New York, New York - Negotiations broke down between Lehman Brother representatives and that of the feds for a federal bailout when the accounting books disclosed that Lehman Bothers did not qualify under the Bush's "Too Big to Fail" economic doctrine because their capital to debt ratio was too small and their overall business practices to sound.
"They'll have to file for bankruptcy or be taken over by Bank of America like the others," said the Fed. "We're out to loan the taxpayers money to financial Titians. Not tall skinny kids who are anemic, asthmatic or have a heart murmur. We want giants like Bear Sterns, Fannie Mae, Freddie Mac and AIG whose feet are made of clay."
Upon hearing the news of the Fed rejection of the Lehman Brothers application for finical assistance due to not having enough debt or liquidity shortages, panic spread on Wall Street as banking and investment CEOs scrabbled to take on even more risk by piling on more worthless loans onto their books and investments portfolios.
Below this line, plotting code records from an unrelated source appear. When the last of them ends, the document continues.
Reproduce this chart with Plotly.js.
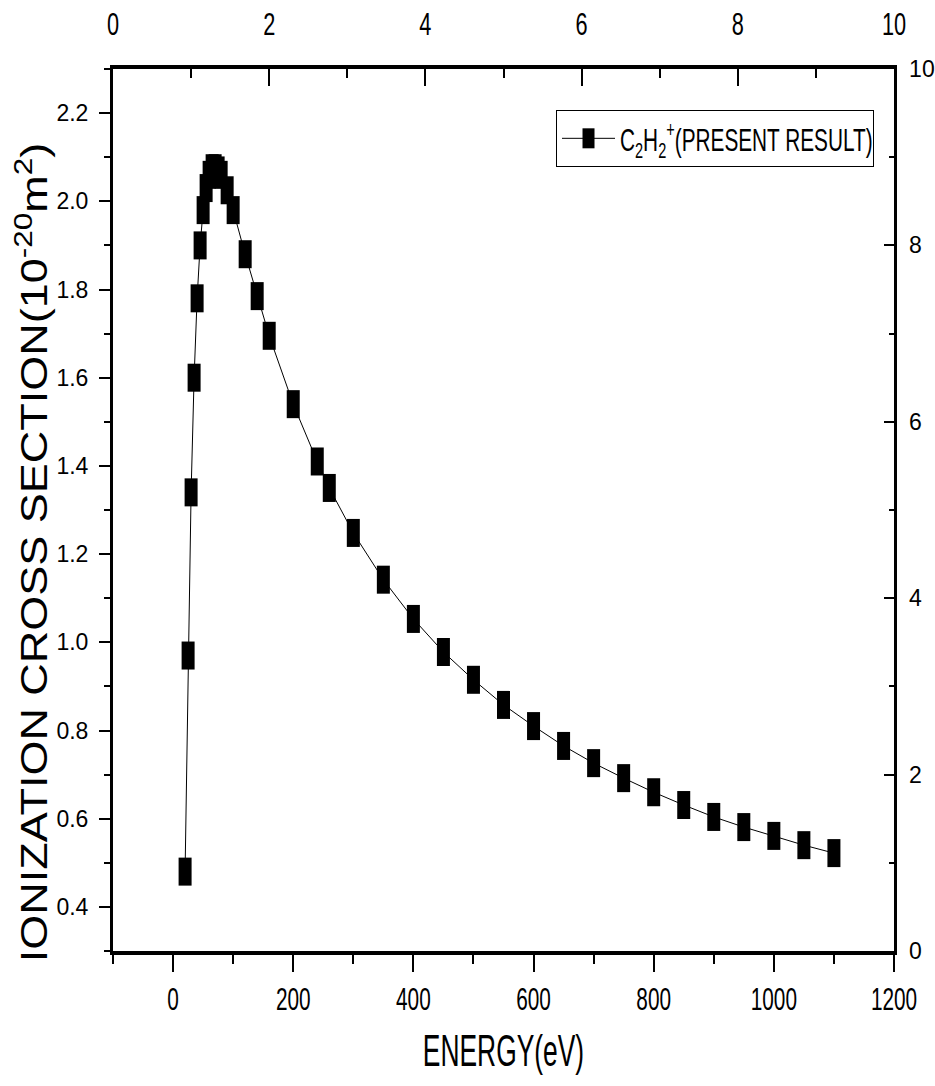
<!DOCTYPE html>
<html>
<head>
<meta charset="utf-8">
<script src="https://cdn.plot.ly/plotly-3.0.1.min.js"></script>
<style>html,body{margin:0;padding:0;background:#fff;}#chart{width:935px;height:1086px;}</style>
</head>
<body>
<div id="chart"></div>
<script>
// Electron energy (eV)
const energy = [20, 25, 30, 35, 40, 45, 50, 55, 60, 65, 70, 75, 80, 90, 100, 120, 140, 160, 200, 240, 260, 300, 350, 400, 450, 500, 550, 600, 650, 700, 750, 800, 850, 900, 950, 1000, 1050, 1100];
// Ionization cross section (1e-20 m^2)
const crossSection = [0.48, 0.97, 1.34, 1.60, 1.78, 1.90, 1.98, 2.03, 2.06, 2.075, 2.075, 2.07, 2.06, 2.025, 1.98, 1.88, 1.785, 1.695, 1.54, 1.41, 1.35, 1.248, 1.142, 1.053, 0.978, 0.915, 0.858, 0.81, 0.765, 0.726, 0.692, 0.66, 0.631, 0.604, 0.581, 0.561, 0.54, 0.522];
const seriesName = 'C<sub>2</sub>H<sub>2</sub><sup>+</sup>(PRESENT RESULT)';
const xTicks = [0, 200, 400, 600, 800, 1000, 1200];
const yTicks = [0.4, 0.6, 0.8, 1.0, 1.2, 1.4, 1.6, 1.8, 2.0, 2.2];
const yTickText = ['0.4', '0.6', '0.8', '1.0', '1.2', '1.4', '1.6', '1.8', '2.0', '2.2'];
const topTicks = [0, 2, 4, 6, 8, 10];
const rightTicks = [0, 2, 4, 6, 8, 10];

const font = 'Liberation Sans, Arial, sans-serif';

const traces = [
  {
    x: energy, y: crossSection, type: 'scatter', mode: 'lines+markers',
    name: seriesName,
    line: {color: '#000', width: 1},
    marker: {symbol: 'line-ns', size: 20, color: '#000', line: {color: '#000', width: 13}},
    xaxis: 'x', yaxis: 'y'
  },
  {
    x: topTicks, y: rightTicks, type: 'scatter', mode: 'none',
    showlegend: false, hoverinfo: 'skip', xaxis: 'x2', yaxis: 'y2'
  }
];

const layout = {
  width: 935, height: 1086,
  margin: {l: 113, r: 41, t: 69, b: 135},
  paper_bgcolor: '#fff', plot_bgcolor: '#fff',
  showlegend: true,
  legend: {
    orientation: 'h', entrywidth: 248, itemwidth: 53,
    x: 0.9744, y: 0.9535, xanchor: 'right', yanchor: 'top',
    bordercolor: '#000', borderwidth: 1, bgcolor: '#fff',
    font: {family: font, size: 32, color: '#000'}
  },
  xaxis: {
    range: [-100, 1200], tickvals: xTicks, ticks: 'outside', ticklen: 17, tickwidth: 2,
    minor: {dtick: 100, tick0: 0, ticks: 'outside', ticklen: 9, tickwidth: 2, tickcolor: '#000'},
    showline: true, linewidth: 4, linecolor: '#000', showgrid: false, zeroline: false,
    tickcolor: '#000', ticklabelstandoff: 0,
    tickfont: {family: font, size: 32, color: '#000'},
    title: {text: 'ENERGY(eV)', standoff: 20, font: {family: font, size: 44, color: '#000'}}
  },
  yaxis: {
    range: [0.3, 2.3], tickvals: yTicks, ticktext: yTickText, ticks: 'outside', ticklen: 11, tickwidth: 2,
    minor: {dtick: 0.1, tick0: 0.3, ticks: 'outside', ticklen: 6, tickwidth: 2, tickcolor: '#000'},
    showline: true, linewidth: 3, linecolor: '#000', showgrid: false, zeroline: false,
    tickcolor: '#000', ticklabelstandoff: 6,
    tickfont: {family: font, size: 23, color: '#000'}
  },
  xaxis2: {
    overlaying: 'x', side: 'top', anchor: 'y2', range: [0, 10], tickvals: topTicks,
    ticks: 'inside', ticklen: 17, tickwidth: 2, tickcolor: '#000',
    minor: {dtick: 1, tick0: 0, ticks: 'inside', ticklen: 9, tickwidth: 2, tickcolor: '#000'},
    showline: true, linewidth: 4, linecolor: '#000', showgrid: false, zeroline: false,
    ticklabelstandoff: 17,
    tickfont: {family: font, size: 32, color: '#000'}
  },
  yaxis2: {
    overlaying: 'y', side: 'right', anchor: 'x2', range: [0, 10], tickvals: rightTicks,
    ticks: 'inside', ticklen: 10, tickwidth: 2, tickcolor: '#000',
    minor: {dtick: 1, tick0: 0, ticks: 'inside', ticklen: 5, tickwidth: 2, tickcolor: '#000'},
    showline: true, linewidth: 2.5, linecolor: '#000', showgrid: false, zeroline: false,
    ticklabelstandoff: 8,
    tickfont: {family: font, size: 23, color: '#000'}
  },
  annotations: [{
    xref: 'paper', yref: 'paper', x: -0.1037, y: 0.452, xanchor: 'center', yanchor: 'middle',
    textangle: -90, showarrow: false,
    text: 'IONIZATION CROSS SECTION(10<sup>-20</sup>m<sup>2</sup>)',
    font: {family: font, size: 36, color: '#000'}
  }]
};

// Horizontal width adjustment of text (the reference uses a condensed face)
function squeeze(nodes, f, anchor) {
  nodes.forEach(function (el) {
    const bb = el.getBBox();
    const cx = anchor === 'start' ? bb.x : bb.x + bb.width / 2;
    const t = el.getAttribute('transform') || '';
    el.setAttribute('transform', t + ' translate(' + cx + ',0) scale(' + f + ',1) translate(' + (-cx) + ',0)');
  });
}

Plotly.newPlot('chart', traces, layout, {displayModeBar: false, staticPlot: true}).then(function () {
  const root = document.getElementById('chart');
  squeeze(root.querySelectorAll('.xtick text'), 0.65, 'middle');
  squeeze(root.querySelectorAll('.x2tick text'), 0.68, 'middle');
  squeeze(root.querySelectorAll('.legendtext'), 0.65, 'start');
  squeeze(root.querySelectorAll('.g-xtitle text'), 0.6, 'middle');
  squeeze(root.querySelectorAll('.annotation-text'), 1.25, 'middle');
  root.querySelectorAll('.legendpoints path.scatterpts').forEach(function (p) {
    p.setAttribute('d', 'M0,10V-10');
    p.style.strokeWidth = '12px';
  });
});
</script>
</body>
</html>
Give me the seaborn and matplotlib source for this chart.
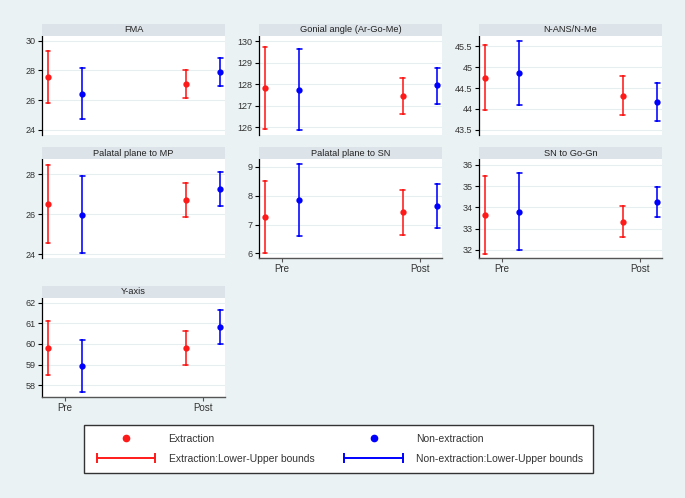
import numpy as np
import pandas as pd
import matplotlib
matplotlib.use("Agg")
import matplotlib.pyplot as plt
from matplotlib.lines import Line2D
from matplotlib.legend_handler import HandlerLine2D
import seaborn as sns

# ---------------- data ----------------
groups = ["Extraction", "Non-extraction"]
times = ["Pre", "Post"]

# order of values: [Extraction-Pre, Extraction-Post, Non-extraction-Pre, Non-extraction-Post]
fma_mean = [27.55, 27.10, 26.45, 27.90]
fma_lower = [25.80, 26.15, 24.75, 26.95]
fma_upper = [29.30, 28.05, 28.15, 28.85]

gon_mean = [127.85, 127.45, 127.75, 127.95]
gon_lower = [125.90, 126.60, 125.85, 127.10]
gon_upper = [129.75, 128.30, 129.65, 128.75]

nans_mean = [44.75, 44.32, 44.85, 44.17]
nans_lower = [43.98, 43.85, 44.10, 43.72]
nans_upper = [45.53, 44.78, 45.62, 44.62]

ppmp_mean = [26.50, 26.70, 25.98, 27.25]
ppmp_lower = [24.55, 25.85, 24.05, 26.40]
ppmp_upper = [28.45, 27.55, 27.90, 28.10]

ppsn_mean = [7.25, 7.42, 7.85, 7.65]
ppsn_lower = [6.00, 6.65, 6.60, 6.88]
ppsn_upper = [8.50, 8.18, 9.08, 8.42]

sngogn_mean = [33.65, 33.33, 33.80, 34.27]
sngogn_lower = [31.80, 32.60, 32.00, 33.55]
sngogn_upper = [35.50, 34.05, 35.60, 34.97]

yax_mean = [59.80, 59.82, 58.92, 60.80]
yax_lower = [58.50, 59.00, 57.65, 60.00]
yax_upper = [61.10, 60.65, 60.20, 61.63]

titles = ["FMA", "Gonial angle (Ar-Go-Me)", "N-ANS/N-Me",
          "Palatal plane to MP", "Palatal plane to SN", "SN to Go-Gn",
          "Y-axis"]
means = [fma_mean, gon_mean, nans_mean, ppmp_mean, ppsn_mean, sngogn_mean, yax_mean]
lowers = [fma_lower, gon_lower, nans_lower, ppmp_lower, ppsn_lower, sngogn_lower, yax_lower]
uppers = [fma_upper, gon_upper, nans_upper, ppmp_upper, ppsn_upper, sngogn_upper, yax_upper]

yticks = [[24, 26, 28, 30], [126, 127, 128, 129, 130], [43.5, 44, 44.5, 45, 45.5],
          [24, 26, 28], [6, 7, 8, 9], [32, 33, 34, 35, 36], [58, 59, 60, 61, 62]]
ytick_labels = [["24", "26", "28", "30"], ["126", "127", "128", "129", "130"],
                ["43.5", "44", "44.5", "45", "45.5"], ["24", "26", "28"],
                ["6", "7", "8", "9"], ["32", "33", "34", "35", "36"],
                ["58", "59", "60", "61", "62"]]
ylims = [(23.66, 30.32), (125.64, 130.25), (43.38, 45.74), (23.80, 28.77),
         (5.84, 9.27), (31.62, 36.28), (57.43, 62.23)]

colors = ["#ff1a1a", "#0000ff"]

# ---------------- style ----------------
sns.set_theme(style="ticks")
plt.rcParams["font.family"] = ["Liberation Sans", "DejaVu Sans"]

BG = "#eaf2f3"
STRIP = "#dde4e9"
fig = plt.figure(figsize=(6.85, 4.98), dpi=100, facecolor=BG)

W, H = 685.0, 498.0
col_left = [42, 259, 479]
col_w = 183
row_bottom = [135, 258, 397]
row_h = 99
strip_h = 12
x_label_panels = {4, 5, 6}

for i in range(7):
    r, c = divmod(i, 3)
    l = col_left[c] / W
    b = 1 - row_bottom[r] / H
    w = col_w / W
    h = row_h / H
    ax = fig.add_axes([l, b, w, h])
    ax.set_facecolor("white")

    rows = []
    for gi, g in enumerate(groups):
        for ti, t in enumerate(times):
            k = gi * 2 + ti
            for v in (lowers[i][k], means[i][k], uppers[i][k]):
                rows.append({"group": g, "time": t, "value": v})
    df = pd.DataFrame(rows)

    sns.pointplot(data=df, x="time", y="value", hue="group", order=times,
                  hue_order=groups, palette=colors, estimator="median",
                  errorbar=lambda v: (v.min(), v.max()), dodge=0.25,
                  linestyle="none", markers="o", markersize=2.5,
                  capsize=0.035, err_kws={"linewidth": 1.15}, ax=ax, legend=False)

    ax.set_xlim(-0.168, 1.16)
    ax.set_ylim(*ylims[i])
    ax.set_yticks(yticks[i])
    ax.set_yticklabels(ytick_labels[i])
    ax.set_xlabel("")
    ax.set_ylabel("")
    ax.yaxis.grid(True, color="#e6eef0", linewidth=0.8)
    ax.set_axisbelow(True)
    for s in ("top", "right"):
        ax.spines[s].set_visible(False)
    ax.spines["left"].set_color("black")
    ax.spines["left"].set_linewidth(0.9)
    ax.tick_params(axis="y", left=True, length=3, width=0.8, color="black",
                   labelsize=6.5, labelcolor="#333333", pad=1.5, direction="out")
    if i in x_label_panels:
        ax.spines["bottom"].set_color("#555555")
        ax.spines["bottom"].set_linewidth(1.0)
        ax.tick_params(axis="x", bottom=True, length=3, width=0.8, color="#555555",
                       labelsize=7, labelcolor="#333333", pad=1.5)
    else:
        ax.spines["bottom"].set_visible(False)
        ax.tick_params(axis="x", bottom=False, labelbottom=False)

    sax = fig.add_axes([l, b + h, w, strip_h / H])
    sax.set_facecolor(STRIP)
    sax.set_xticks([])
    sax.set_yticks([])
    for s in sax.spines.values():
        s.set_visible(False)
    sax.text(0.5, 0.5, titles[i], ha="center", va="center", fontsize=6.7,
             color="#222222", transform=sax.transAxes)

# ---------------- legend ----------------
h1 = Line2D([], [], color=colors[0], marker="o", linestyle="none", markersize=4.5)
h2 = Line2D([], [], color=colors[0], marker="|", markersize=7, markeredgewidth=1.4,
            linewidth=1.4)
h3 = Line2D([], [], color=colors[1], marker="o", linestyle="none", markersize=4.5)
h4 = Line2D([], [], color=colors[1], marker="|", markersize=7, markeredgewidth=1.4,
            linewidth=1.4)
labels = ["Extraction", "Extraction:Lower-Upper bounds",
          "Non-extraction", "Non-extraction:Lower-Upper bounds"]
leg = fig.legend([h1, h2, h3, h4], labels, ncol=2, loc="center",
                 bbox_to_anchor=(338.5 / W, 1 - 449 / H), frameon=True,
                 fancybox=False, edgecolor="#333333", facecolor="white",
                 framealpha=1, fontsize=7.5, handlelength=6.2, handletextpad=1.0,
                 columnspacing=2.6, borderpad=0.9, labelspacing=0.95,
                 handler_map={h1: HandlerLine2D(numpoints=1), h3: HandlerLine2D(numpoints=1),
                              h2: HandlerLine2D(numpoints=2), h4: HandlerLine2D(numpoints=2)})
leg.get_frame().set_linewidth(1.0)
for t in leg.get_texts():
    t.set_color("#333333")

fig.savefig("out.png", dpi=100, facecolor=BG)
"It's crazy," said Jack Rodgers, CEO of a multination bank. "Just last week I was trying to unload a bundle of bad housing mortgages. Now, just a week later, I'm trying to buy them back for three times what I sold them. I would have gone as high as five times to get them back but that would have aroused suspicion. As it is now, I have other financially sound banks calling day and night, asking me if I have any more bad loans to sell them."
Rogers advises other CEO not to let on that they are in the market for bad loans, or worst yet that they are finically sound. As now days, it is considered a sign of weakness.
"Tell me how is a finically sound institution suppose to compete with unsound business practices that get rewarded with bailouts form the federal government," rhetorically asked Rogers. "It's a race to the bottom and it's on."